**WHAT NEEDS TO BE DONE:** Identify the lines that contain the word "document", then copy them.

**INFORMATION SHOWN:**
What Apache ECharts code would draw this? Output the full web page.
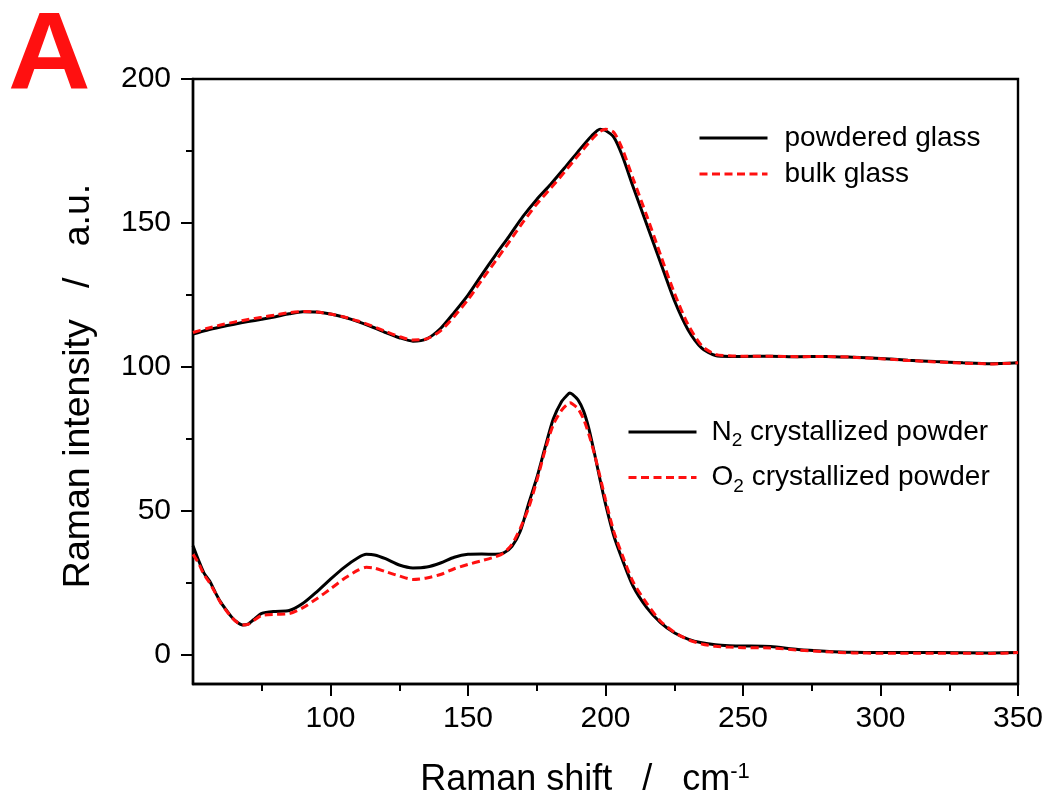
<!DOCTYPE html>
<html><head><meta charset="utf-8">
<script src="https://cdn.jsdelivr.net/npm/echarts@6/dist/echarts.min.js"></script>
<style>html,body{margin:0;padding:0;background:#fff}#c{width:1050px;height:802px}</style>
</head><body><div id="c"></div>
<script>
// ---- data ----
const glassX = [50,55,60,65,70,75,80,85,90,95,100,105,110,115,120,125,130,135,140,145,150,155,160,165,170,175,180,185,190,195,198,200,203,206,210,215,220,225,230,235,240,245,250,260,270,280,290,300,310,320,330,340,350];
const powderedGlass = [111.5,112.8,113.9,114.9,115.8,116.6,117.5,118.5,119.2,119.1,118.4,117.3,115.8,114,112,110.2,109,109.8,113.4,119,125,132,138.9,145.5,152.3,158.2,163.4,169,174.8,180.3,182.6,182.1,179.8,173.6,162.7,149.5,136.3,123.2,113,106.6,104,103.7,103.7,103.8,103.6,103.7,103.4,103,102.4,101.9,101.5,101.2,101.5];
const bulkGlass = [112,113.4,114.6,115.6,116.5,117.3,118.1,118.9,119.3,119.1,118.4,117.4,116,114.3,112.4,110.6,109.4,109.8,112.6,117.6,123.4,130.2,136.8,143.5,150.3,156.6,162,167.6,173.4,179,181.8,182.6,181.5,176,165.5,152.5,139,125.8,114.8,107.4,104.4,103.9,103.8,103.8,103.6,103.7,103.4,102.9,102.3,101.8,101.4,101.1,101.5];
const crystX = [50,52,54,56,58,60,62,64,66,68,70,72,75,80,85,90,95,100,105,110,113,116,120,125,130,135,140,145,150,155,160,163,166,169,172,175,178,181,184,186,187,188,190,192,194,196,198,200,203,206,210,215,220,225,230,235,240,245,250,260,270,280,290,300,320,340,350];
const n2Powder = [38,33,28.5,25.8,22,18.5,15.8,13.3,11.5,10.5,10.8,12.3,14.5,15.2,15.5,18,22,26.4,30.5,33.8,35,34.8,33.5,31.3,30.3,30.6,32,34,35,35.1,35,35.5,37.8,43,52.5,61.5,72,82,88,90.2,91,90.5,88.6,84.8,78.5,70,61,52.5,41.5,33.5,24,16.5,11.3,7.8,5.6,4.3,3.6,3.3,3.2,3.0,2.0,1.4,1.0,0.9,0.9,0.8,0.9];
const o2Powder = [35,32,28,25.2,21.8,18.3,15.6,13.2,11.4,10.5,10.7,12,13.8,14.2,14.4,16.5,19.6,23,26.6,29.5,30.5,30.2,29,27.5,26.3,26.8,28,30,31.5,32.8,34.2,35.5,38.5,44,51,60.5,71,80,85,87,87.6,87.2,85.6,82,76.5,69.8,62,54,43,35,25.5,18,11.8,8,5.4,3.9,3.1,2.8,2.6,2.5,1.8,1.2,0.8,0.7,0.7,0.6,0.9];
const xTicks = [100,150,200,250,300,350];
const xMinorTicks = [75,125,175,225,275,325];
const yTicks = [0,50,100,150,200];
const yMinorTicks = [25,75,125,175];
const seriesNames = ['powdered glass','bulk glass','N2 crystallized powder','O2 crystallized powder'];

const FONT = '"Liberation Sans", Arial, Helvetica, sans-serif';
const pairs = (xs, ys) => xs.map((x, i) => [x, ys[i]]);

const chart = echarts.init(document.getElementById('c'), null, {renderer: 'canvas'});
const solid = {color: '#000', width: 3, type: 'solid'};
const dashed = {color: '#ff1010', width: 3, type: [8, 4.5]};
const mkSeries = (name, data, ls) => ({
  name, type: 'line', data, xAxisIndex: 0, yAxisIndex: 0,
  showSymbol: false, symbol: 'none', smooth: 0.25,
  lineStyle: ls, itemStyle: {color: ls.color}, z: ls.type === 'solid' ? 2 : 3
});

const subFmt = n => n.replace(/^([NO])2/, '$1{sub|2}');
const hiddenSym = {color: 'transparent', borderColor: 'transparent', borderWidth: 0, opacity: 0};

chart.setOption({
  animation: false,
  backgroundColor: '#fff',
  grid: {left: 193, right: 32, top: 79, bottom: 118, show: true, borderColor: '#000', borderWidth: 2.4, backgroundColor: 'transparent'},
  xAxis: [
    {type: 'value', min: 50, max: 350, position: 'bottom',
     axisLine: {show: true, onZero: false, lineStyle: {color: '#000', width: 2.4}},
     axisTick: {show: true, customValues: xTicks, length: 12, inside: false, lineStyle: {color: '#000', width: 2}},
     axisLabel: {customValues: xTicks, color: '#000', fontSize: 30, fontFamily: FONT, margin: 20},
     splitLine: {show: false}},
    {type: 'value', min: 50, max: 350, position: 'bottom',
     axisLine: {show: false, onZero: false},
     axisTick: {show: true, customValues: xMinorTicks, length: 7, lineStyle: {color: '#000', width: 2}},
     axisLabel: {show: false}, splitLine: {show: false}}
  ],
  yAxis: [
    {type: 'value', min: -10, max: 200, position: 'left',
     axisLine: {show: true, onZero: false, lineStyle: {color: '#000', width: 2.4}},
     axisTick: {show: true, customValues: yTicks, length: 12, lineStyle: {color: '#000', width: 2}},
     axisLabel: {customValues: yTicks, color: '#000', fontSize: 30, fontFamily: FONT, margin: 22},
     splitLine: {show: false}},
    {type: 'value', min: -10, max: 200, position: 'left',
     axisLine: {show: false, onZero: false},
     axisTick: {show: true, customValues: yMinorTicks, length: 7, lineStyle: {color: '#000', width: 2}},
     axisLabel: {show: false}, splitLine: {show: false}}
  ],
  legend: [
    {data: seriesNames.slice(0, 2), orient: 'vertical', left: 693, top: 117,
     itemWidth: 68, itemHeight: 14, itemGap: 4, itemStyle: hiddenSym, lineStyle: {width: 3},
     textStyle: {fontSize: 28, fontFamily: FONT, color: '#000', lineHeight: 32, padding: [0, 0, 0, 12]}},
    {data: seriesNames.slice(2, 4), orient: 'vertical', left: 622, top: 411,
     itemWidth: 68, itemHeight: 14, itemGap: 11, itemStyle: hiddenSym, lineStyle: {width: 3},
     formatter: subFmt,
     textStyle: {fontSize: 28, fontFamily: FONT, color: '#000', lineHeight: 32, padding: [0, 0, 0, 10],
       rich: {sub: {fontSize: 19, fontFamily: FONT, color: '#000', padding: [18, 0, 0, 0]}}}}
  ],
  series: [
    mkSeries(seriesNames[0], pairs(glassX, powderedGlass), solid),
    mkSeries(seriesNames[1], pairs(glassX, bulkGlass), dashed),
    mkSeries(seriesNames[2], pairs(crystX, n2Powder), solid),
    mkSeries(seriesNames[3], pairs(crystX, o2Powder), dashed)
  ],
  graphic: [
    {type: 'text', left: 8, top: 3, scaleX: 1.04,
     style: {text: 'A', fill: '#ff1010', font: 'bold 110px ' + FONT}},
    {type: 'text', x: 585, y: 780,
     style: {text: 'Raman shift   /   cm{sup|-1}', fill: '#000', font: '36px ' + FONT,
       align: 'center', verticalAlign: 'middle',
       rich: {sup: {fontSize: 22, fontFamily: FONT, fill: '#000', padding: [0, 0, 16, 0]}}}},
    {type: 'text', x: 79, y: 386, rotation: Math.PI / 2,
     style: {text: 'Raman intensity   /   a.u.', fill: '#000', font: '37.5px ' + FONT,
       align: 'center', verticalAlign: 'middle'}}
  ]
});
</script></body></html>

--

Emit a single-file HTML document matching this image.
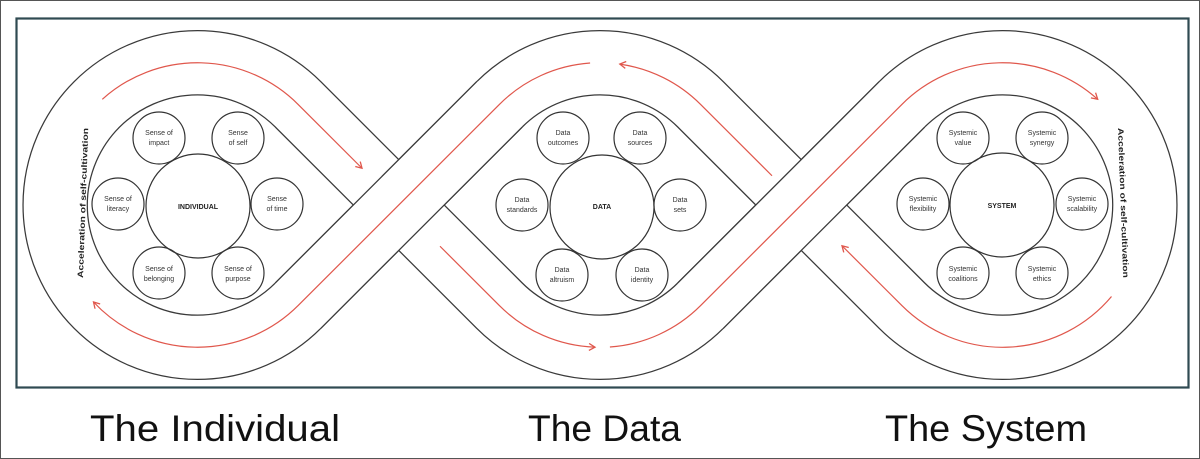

**THE COMPLETED TASK:**
const chart = echarts.init(document.getElementById('c'), null, {renderer: 'canvas'});
Emit a single-file HTML document matching this image.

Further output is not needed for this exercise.